To follow up on Min’s post about retrieving data from social media platforms using Apigee, I wanted to report back about the next step in our process–preparing the data for visualization.
We decided to dig in with Instagram and see what we could do with the data returned for images tagged with the word sprezzatura. Using the method described in Min’s post we were able to export data by converting JSON to CSV. However Apigee returns paginated results for Instagram, so we were dealing with individual data dumps for 20 images when the total number of images with this tag is over 60,000. By copying and pasting the “next_url” into the Request URL field on Apigee’s console we were able to move sequentially through the sets of data:
We decided to repeat this process only ten times, since the 3,000 times it would have taken to capture the whole data set seemed excessive…

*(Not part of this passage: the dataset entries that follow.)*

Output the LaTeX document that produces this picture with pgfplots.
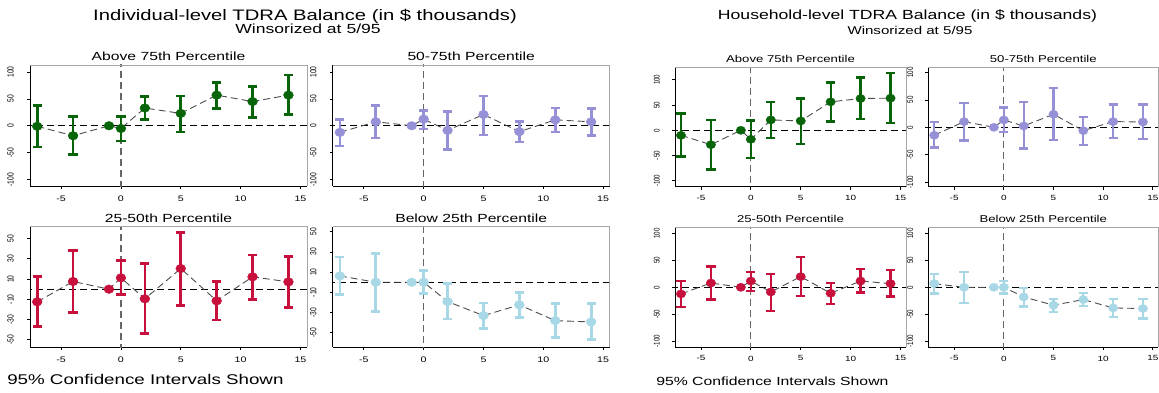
\documentclass[border=0pt]{standalone}
\usepackage{pgfplots}
\pgfplotsset{compat=1.18}
\usepackage{pgfplotstable}
\usepackage{fontspec}
\setmainfont{Liberation Sans}
\newcommand\fs[1]{\fontsize{#1}{#1}\selectfont}
\definecolor{cgreen}{RGB}{8,100,8}
\definecolor{cpurple}{RGB}{150,145,215}
\definecolor{cred}{RGB}{200,16,60}
\definecolor{cblue}{RGB}{168,216,230}

% x  y  lo  hi
\pgfplotstableread{
x y lo hi
-7 -1 -39.5 38
-4 -18.5 -54 16.7
-1 0 0 0
0 -5 -28.4 16.7
2 33 11.7 55
5 23 -11.7 55.5
8 57 32 81
11 45 15.4 73.5
14 57 21.6 94.4
}\IA
\pgfplotstableread{
x y lo hi
-7 -12.3 -37.7 11.7
-4 7.4 -22.8 38.3
-1 0 0 0
0 12.3 -6.2 28.4
2 -8.6 -43.8 26
5 21 -17.3 55.5
8 -11 -30 8
11 11 -11.7 33.3
14 7.4 -18 31.5
}\IB
\pgfplotstableread{
x y lo hi
-7 -12.5 -36.8 12.2
-4 7.6 -22.7 38.5
-1 0 0 0
0 11.2 -5.6 28
2 -9.5 -44 25.7
5 20.4 -16.1 56.3
8 -11.5 -30.3 7.6
11 12.2 -10.5 33.9
14 7.2 -17.8 32.2
}\IC
\pgfplotstableread{
x y lo hi
-7 6.3 -11.9 25
-4 0 -29 28.4
-1 0 0 0
0 0 -11.2 11.9
2 -19.1 -36.3 -1.3
5 -33 -45.5 -20.5
8 -22.4 -35 -9.9
11 -38 -54.8 -21.1
14 -39.3 -56.8 -21.1
}\ID
\pgfplotstableread{
x y lo hi
-7 -10 -51.7 33
-4 -28.5 -77.5 20.5
-1 0 0 0
0 -17.9 -54.3 19.2
2 20.5 -14.6 55.6
5 18.5 -27.2 62.9
8 56.3 17.2 94.7
11 62.9 21.9 104.6
14 63.6 14.6 113.2
}\HA
\pgfplotstableread{
x y lo hi
-7 -14.6 -37.2 9.8
-4 10.4 -24.4 45
-1 0 0 0
0 13.4 -9.1 36
2 2.4 -39 46.3
5 23.8 -23.2 71.3
8 -6.1 -32.3 18.3
11 10.4 -20.1 41.5
14 9.8 -22 41.5
}\HB
\pgfplotstableread{
x y lo hi
-7 -12.3 -36.4 12.3
-4 8 -22.8 38.9
-1 0 0 0
0 11.7 -6.8 27.8
2 -8.6 -43.8 25.3
5 19.8 -16.7 56.2
8 -11.1 -30.9 8
11 11.7 -9.9 34
14 6.8 -17.3 32
}\HC
\pgfplotstableread{
x y lo hi
-7 6.8 -11.7 24.7
-4 0 -29 28.4
-1 0 0 0
0 0 -11.7 11.1
2 -17.9 -35.8 -1.9
5 -33.3 -46.3 -21.6
8 -22.8 -35.2 -10.5
11 -38.3 -55.6 -21.6
14 -39.5 -58 -21.6
}\HD

\pgfplotsset{
  sp/.style={scale only axis, xmin=-7.6, xmax=15.55,
    axis x line*=bottom, axis y line*=left,
    axis line style={line width=0.9pt, black},
    tick align=outside, major tick length=3pt,
    tick style={line width=0.7pt, black},
    xtick={-5,0,5,10,15}, xticklabels={-5,0,5,10,15},
    yticklabel style={rotate=90, anchor=south, yscale=1.33},
    xticklabel style={xscale=1.33},
    every axis title/.style={at={(0.5,1)}, anchor=base, yshift=4.6pt, xscale=1.33},
    after end axis/.code={\draw[black!35, line width=0.9pt] (rel axis cs:0,1) -- (rel axis cs:1,1) -- (rel axis cs:1,0);},
  },
  ind/.style={sp, width=277pt, height=121pt,
    title style={font=\fs{11.8}},
    xticklabel style={font=\fs{8}}, yticklabel style={font=\fs{6.7}},
    yticklabel shift=8.5pt, xticklabel shift=3.5pt},
  hh/.style={sp, width=231pt, height=119.4pt,
    title style={font=\fs{9.9}},
    xticklabel style={font=\fs{7.5}}, yticklabel style={font=\fs{6.2}},
    yticklabel shift=7.5pt, xticklabel shift=2pt},
  yA/.style={ytick={-100,-50,0,50,100}, yticklabels={-100,-50,0,50,100}},
  yB/.style={ytick={-50,-30,-10,10,30,50}, yticklabels={-50,-30,-10,10,30,50}},
}

\newcommand\panel[4]{%
  \addplot[black, line width=0.9pt, dash pattern=on 7pt off 4pt] coordinates {(-8,0) (16,0)};
  \addplot[black!60, line width=1.2pt, dash pattern=on 7pt off 4pt] coordinates {(0,-300) (0,300)};
  \addplot[only marks, mark=none, skip coords between index={2}{3},
    error bars/.cd, y dir=both, y explicit,
    error bar style={line width=#3, draw=#2},
    error mark options={rotate=90, mark size=4.6pt, line width=#3, draw=#2}]
    table[x=x, y=y, y error plus expr=\thisrow{hi}-\thisrow{y}, y error minus expr=\thisrow{y}-\thisrow{lo}] {#1};
  \addplot[no marks, black!70, line width=0.9pt, dash pattern=on 7pt off 4pt] table[x=x, y=y] {#1};
  \addplot[only marks, mark=*, mark size=#4, color=#2, mark options={xscale=1.15}] table[x=x, y=y] {#1};
}

\begin{document}
\begin{tikzpicture}
\path[use as bounding box] (0,0) rectangle (1159pt,392pt);

% Individual panel
\begin{axis}[ind, yA, at={(30pt,206pt)}, anchor=south west, ymin=-112, ymax=113, title={Above 75th Percentile}]
\panel{\IA}{cgreen}{2.7pt}{4.3pt}
\end{axis}
\begin{axis}[ind, yA, at={(332.7pt,206pt)}, anchor=south west, ymin=-112, ymax=113, title={50-75th Percentile}]
\panel{\IB}{cpurple}{2.7pt}{4.3pt}
\end{axis}
\begin{axis}[ind, yB, at={(30pt,44.7pt)}, anchor=south west, height=120.6pt, ymin=-57.4, ymax=61.7, title={25-50th Percentile}]
\panel{\IC}{cred}{2.7pt}{4.3pt}
\end{axis}
\begin{axis}[ind, yB, at={(332.7pt,44.7pt)}, anchor=south west, height=120.6pt, ymin=-64.4, ymax=55, title={Below 25th Percentile}]
\panel{\ID}{cblue}{2.7pt}{4.3pt}
\end{axis}

% Household panel
\begin{axis}[hh, yA, at={(675pt,205.3pt)}, anchor=south west, ymin=-111.7, ymax=124.7, title={Above 75th Percentile}]
\panel{\HA}{cgreen}{2.3pt}{4.1pt}
\end{axis}
\begin{axis}[hh, yA, at={(928.3pt,205.3pt)}, anchor=south west, width=230pt, ymin=-108.6, ymax=109.7, title={50-75th Percentile}]
\panel{\HB}{cpurple}{2.3pt}{4.1pt}
\end{axis}
\begin{axis}[hh, yA, at={(675pt,44.7pt)}, anchor=south west, height=120pt, ymin=-111.5, ymax=111.5, title={25-50th Percentile}]
\panel{\HC}{cred}{2.3pt}{4.1pt}
\end{axis}
\begin{axis}[hh, yA, at={(928.3pt,44.7pt)}, anchor=south west, width=230pt, height=120pt, ymin=-111.5, ymax=111.5, title={Below 25th Percentile}]
\panel{\HD}{cblue}{2.3pt}{4.1pt}
\end{axis}

% Titles
\node[anchor=base, font=\fs{15.2}, xscale=1.33] at (305pt,371.3pt) {Individual-level TDRA Balance (in \$ thousands)};
\node[anchor=base, font=\fs{13.2}, xscale=1.33] at (308pt,358.5pt) {Winsorized at 5/95};
\node[anchor=base west, font=\fs{14.1}, xscale=1.33, inner sep=0pt] at (7pt,7.7pt) {95\% Confidence Intervals Shown};

\node[anchor=base, font=\fs{13.25}, xscale=1.33] at (907.5pt,372pt) {Household-level TDRA Balance (in \$ thousands)};
\node[anchor=base, font=\fs{11.35}, xscale=1.33] at (910pt,357pt) {Winsorized at 5/95};
\node[anchor=base west, font=\fs{11.85}, xscale=1.33, inner sep=0pt] at (656pt,6.3pt) {95\% Confidence Intervals Shown};
\end{tikzpicture}
\end{document}
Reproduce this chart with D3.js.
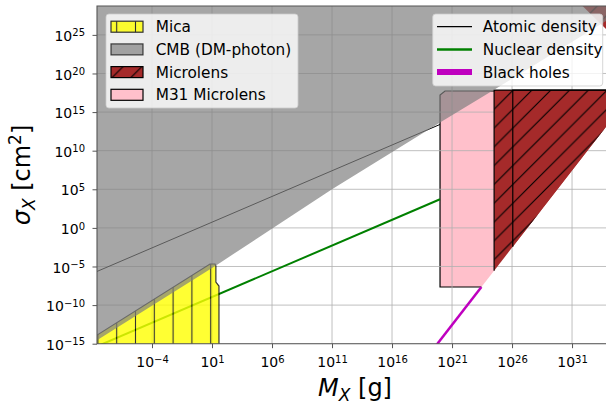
<!DOCTYPE html>
<html>
<head>
<meta charset="utf-8">
<script src="https://cdn.jsdelivr.net/npm/d3@7"></script>
<style>
  body { margin: 0; background: #fff; }
  svg { display: block; font-family: "DejaVu Sans", sans-serif; }
</style>
</head>
<body>
<svg id="chart" width="606" height="402"></svg>
<script>
// all points are [mass in g, cross section in cm^2]
const micaRegion = [[1e-9, 1e-16], [1e-9, 5.0e-15], [6.8, 2.1e-5], [18, 2.1e-5], [21, 1.15e-5],
  [21, 9.8e-8], [38, 2.95e-8], [38, 1e-16]];
const cmbEdge = [[1e-9, 1.1e-15], [25, 1.6e-5], [1e11, 1e5], [1e20, 4.5e13], [3.2e24, 7.9e17], [1e35, 7.9e27]];
const cmbTop = [[1e35, 1e30], [1e-9, 1e30]];
const m31Region = [[1e20, 2.2e-8], [1e20, 1.6e17], [2.6e20, 5.4e17], [4e24, 5.4e17], [4e24, 4.4e-6], [2.8e23, 2.2e-8]];
const microlensRegions = [
  [[3.2e24, 7e17], [1e35, 7e17], [1e35, 2.8e15], [3.2e24, 2.8e-6]],
  [[1.15e26, 7e17], [1e35, 7e17], [1e35, 2.8e15], [1.15e26, 3.6e-3]],
  [[5e31, 1e29], [1e35, 1e29], [1e35, 1e24]]
];
const atomicLine = [[1e-9, 1.2e-6], [1e20, 2.5e13]];
const nuclearLine = [[1e-9, 2.4e-16], [1e20, 5.1e3]];
const blackHoleLine = [[3.2e19, 2.75e-16], [2.8e23, 2.2e-8]];

const xTicks = [1e-4, 1e1, 1e6, 1e11, 1e16, 1e21, 1e26, 1e31];
const xTickExp = ["−4", "1", "6", "11", "16", "21", "26", "31"];
const yTicks = [1e-15, 1e-10, 1e-5, 1e0, 1e5, 1e10, 1e15, 1e20, 1e25];
const yTickExp = ["−15", "−10", "−5", "0", "5", "10", "15", "20", "25"];

const regionLabels = ["Mica", "CMB (DM-photon)", "Microlens", "M31 Microlens"];
const lineLabels = ["Atomic density", "Nuclear density", "Black holes"];

// plot box (right edge runs past the picture)
const pLeft = 97, pRight = 609, pTop = 6, pBottom = 343.7;

const svg = d3.select("#chart");
const x = d3.scaleLog().domain([2.61e-9, 1.2e34]).range([pLeft, pRight]);
const y = d3.scaleLog().domain([1e-15, 5.5e28]).range([pBottom, pTop]);
const line = d3.line().x(d => x(d[0])).y(d => y(d[1]));

const defs = svg.append("defs");
defs.append("clipPath").attr("id", "plotclip")
  .append("rect").attr("x", pLeft).attr("y", pTop).attr("width", pRight - pLeft).attr("height", pBottom - pTop);

// hatches are laid out in page space, like matplotlib does
const hv = defs.append("pattern").attr("id", "hatchV").attr("patternUnits", "userSpaceOnUse")
  .attr("x", 13.3).attr("y", 0).attr("width", 18.8).attr("height", 18.8);
hv.append("line").attr("x1", 9.4).attr("x2", 9.4).attr("y1", -1).attr("y2", 20)
  .attr("stroke", "#000").attr("stroke-width", 1.1);
const hd = defs.append("pattern").attr("id", "hatchD").attr("patternUnits", "userSpaceOnUse")
  .attr("x", 1.7).attr("y", 0).attr("width", 18.8).attr("height", 18.8);
hd.append("path").attr("d", "M-1,19.8L19.8,-1M-3,3L3,-3M15.8,21.8L21.8,15.8")
  .attr("stroke", "#000").attr("stroke-width", 1.1);

svg.append("rect").attr("x", pLeft).attr("y", pTop).attr("width", pRight - pLeft).attr("height", pBottom - pTop)
  .attr("fill", "#fff");

const plot = svg.append("g").attr("clip-path", "url(#plotclip)");

// M31 microlensing sits under the grid
plot.append("path").attr("d", line(m31Region) + "Z").attr("fill", "#ffc0cb");
plot.append("path").attr("d", line([m31Region[5], m31Region[0], m31Region[1], m31Region[2], m31Region[3]]))
  .attr("fill", "none").attr("stroke", "#000").attr("stroke-width", 1.2);

// grid
const grid = plot.append("g").attr("stroke", "#b0b0b0").attr("stroke-width", 0.8);
grid.selectAll(".gx").data(xTicks).join("line")
  .attr("x1", d => x(d)).attr("x2", d => x(d)).attr("y1", pTop).attr("y2", pBottom);
grid.selectAll(".gy").data(yTicks).join("line")
  .attr("y1", d => y(d)).attr("y2", d => y(d)).attr("x1", pLeft).attr("x2", pRight);

// density lines and black holes
plot.append("path").attr("d", line(nuclearLine)).attr("fill", "none").attr("stroke", "#008000").attr("stroke-width", 2);
plot.append("path").attr("d", line(atomicLine)).attr("fill", "none").attr("stroke", "#000").attr("stroke-width", 1);
plot.append("path").attr("d", line(blackHoleLine)).attr("fill", "none").attr("stroke", "#bf00bf").attr("stroke-width", 2.5);

// mica
const mica = plot.append("g").attr("opacity", 0.8);
mica.append("path").attr("d", line(micaRegion) + "Z").attr("fill", "#ffff00");
mica.append("path").attr("d", line(micaRegion) + "Z").attr("fill", "url(#hatchV)");
mica.append("path").attr("d", line(micaRegion) + "Z").attr("fill", "none").attr("stroke", "#000").attr("stroke-width", 1.2);

// microlensing
microlensRegions.forEach(r => {
  plot.append("path").attr("d", line(r) + "Z").attr("fill", "#a52a2a");
  plot.append("path").attr("d", line(r) + "Z").attr("fill", "url(#hatchD)");
});
microlensRegions.slice(0, 2).forEach(r => {
  plot.append("path").attr("d", line([r[3], r[0], r[1]])).attr("fill", "none")
    .attr("stroke", "#000").attr("stroke-width", 1.2);
});

// CMB on top, see-through
plot.append("path").attr("d", line(cmbEdge.concat(cmbTop)) + "Z").attr("fill", "#808080").attr("opacity", 0.7);

// axes
const ax = svg.append("g").attr("transform", `translate(0,${pBottom})`)
  .call(d3.axisBottom(x).tickValues(xTicks).tickFormat("").tickSize(4.5).tickSizeOuter(0).tickPadding(8.9));
const ay = svg.append("g").attr("transform", `translate(${pLeft},0)`)
  .call(d3.axisLeft(y).tickValues(yTicks).tickFormat("").tickSize(4.5).tickSizeOuter(0).tickPadding(7.5));
[ax, ay].forEach(g => {
  g.select(".domain").remove();
  g.attr("font-size", 14).attr("font-family", "DejaVu Sans");
  g.selectAll(".tick line").attr("stroke", "#555").attr("stroke-width", 1);
});
ax.selectAll(".tick text").attr("fill", "#000").each(function (d, i) {
  const t = d3.select(this);
  t.append("tspan").text("10");
  t.append("tspan").attr("dy", "-0.45em").attr("font-size", 10).text(xTickExp[i]);
});
ay.selectAll(".tick text").attr("fill", "#000").attr("dy", "0.4em").each(function (d, i) {
  const t = d3.select(this);
  t.append("tspan").text("10");
  t.append("tspan").attr("dy", "-0.45em").attr("font-size", 10).text(yTickExp[i]);
});

svg.append("path").attr("d", `M${pRight},${pTop}H${pLeft}V${pBottom}H${pRight}`)
  .attr("fill", "none").attr("stroke", "#555").attr("stroke-width", 1.1);

// axis titles
const xl = svg.append("text").attr("x", 355).attr("y", 396).attr("text-anchor", "middle")
  .attr("font-size", 24).attr("fill", "#000");
xl.append("tspan").attr("font-style", "italic").text("M");
xl.append("tspan").attr("font-style", "italic").attr("font-size", 17).attr("dy", 5).text("X");
xl.append("tspan").attr("dy", -5).text(" [g]");

const yl = svg.append("text").attr("transform", "translate(30,175) rotate(-90)").attr("text-anchor", "middle")
  .attr("font-size", 24).attr("fill", "#000");
yl.append("tspan").attr("font-style", "italic").text("σ");
yl.append("tspan").attr("font-style", "italic").attr("font-size", 17).attr("dy", 5).text("X");
yl.append("tspan").attr("dy", -5).text(" [cm");
yl.append("tspan").attr("font-size", 17).attr("dy", -9).text("2");
yl.append("tspan").attr("dy", 9).text("]");

// legend for the regions
svg.append("rect").attr("x", 106).attr("y", 14).attr("width", 192).attr("height", 94).attr("rx", 3)
  .attr("fill", "#fff").attr("fill-opacity", 0.8).attr("stroke", "#ccc").attr("stroke-opacity", 0.8);
const rowY = i => 26.7 + i * 22.7;
const sw = (i) => svg.append("rect").attr("x", 111).attr("y", rowY(i) - 5.5).attr("width", 32).attr("height", 11);
const s0 = svg.append("g").attr("opacity", 0.8);
s0.append("rect").attr("x", 111).attr("y", rowY(0) - 5.5).attr("width", 32).attr("height", 11).attr("fill", "#ffff00");
s0.append("rect").attr("x", 111).attr("y", rowY(0) - 5.5).attr("width", 32).attr("height", 11)
  .attr("fill", "url(#hatchV)").attr("stroke", "#000").attr("stroke-width", 1.2);
sw(1).attr("fill", "#808080").attr("fill-opacity", 0.7).attr("stroke", "#000").attr("stroke-opacity", 0.7).attr("stroke-width", 1.2);
sw(2).attr("fill", "#a52a2a");
sw(2).attr("fill", "url(#hatchD)").attr("stroke", "#000").attr("stroke-width", 1.2);
sw(3).attr("fill", "#ffc0cb").attr("stroke", "#000").attr("stroke-width", 1.2);
svg.selectAll(".rl").data(regionLabels).join("text")
  .attr("x", 155.7).attr("y", (d, i) => rowY(i) + 5.6).attr("font-size", 15.3).attr("fill", "#000").text(d => d);

// legend for the lines
svg.append("rect").attr("x", 432.7).attr("y", 14).attr("width", 170).attr("height", 72).attr("rx", 3)
  .attr("fill", "#fff").attr("fill-opacity", 0.8).attr("stroke", "#ccc").attr("stroke-opacity", 0.8);
const lineColors = ["#000", "#008000", "#bf00bf"];
const lineWidths = [1.3, 2.5, 6];
svg.selectAll(".lh").data(lineLabels).join("line")
  .attr("x1", 437).attr("x2", 472).attr("y1", (d, i) => rowY(i)).attr("y2", (d, i) => rowY(i))
  .attr("stroke", (d, i) => lineColors[i]).attr("stroke-width", (d, i) => lineWidths[i]);
svg.selectAll(".ll").data(lineLabels).join("text")
  .attr("x", 482.7).attr("y", (d, i) => rowY(i) + 5.6).attr("font-size", 15.3).attr("fill", "#000").text(d => d);
</script>
</body>
</html>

When we opened the CSV files in Excel we encountered another problem. The format of the data is dictated by the number of tags, comments, likes, etc., meaning that compiling the individual data dumps into one useful Excel file was tricky.
We compiled just the header information to try to make sense of it:
The 5th row indicates a data dump that contained a video. As a result additional columns were added to account for the video data. At first we thought that cleaning up the data from the 10 data dumps would just be a matter of adjusting for extra columns and moving the matching columns into alignment, but as we dug deeper into our data we realized that that wouldn’t work:
As you can see, some of the data dumps go from reporting tags to a column for “type” followed by location data, while others go directly into reporting comment data. The same data is available in each data dump, but inexplicably they are not all returned in the same order.
We looked into a few options for merging Excel spreadsheets based on column headers, but either the programs weren’t Mac-friendly or the merge seemed to do more harm than good. We decided to move ahead with cleaning up the data in a more or less manual way with good old fashioned copying and pasting. We wanted to look at location data on these images (perhaps #sprezzatura is still most commonly used in Italy or maybe it’s been specifically appropriated by the fashion community in NYC?), so we decided to harvest the data for latitude and longitude. We did this by filtering the columns for latitude in each data dump to return the images that had this data (only about 1/3 of the images had geotagging turned on). We also gathered the username, the link to the image, and the time the image was posted.
We made a quick map in Tableau, just to see our data realized:
Next steps are to make a more meaningful visualization around this topic. We’d be interested to try ImagePlot to analyze the images themselves, but we haven’t explored a batch download of Instagram photos yet.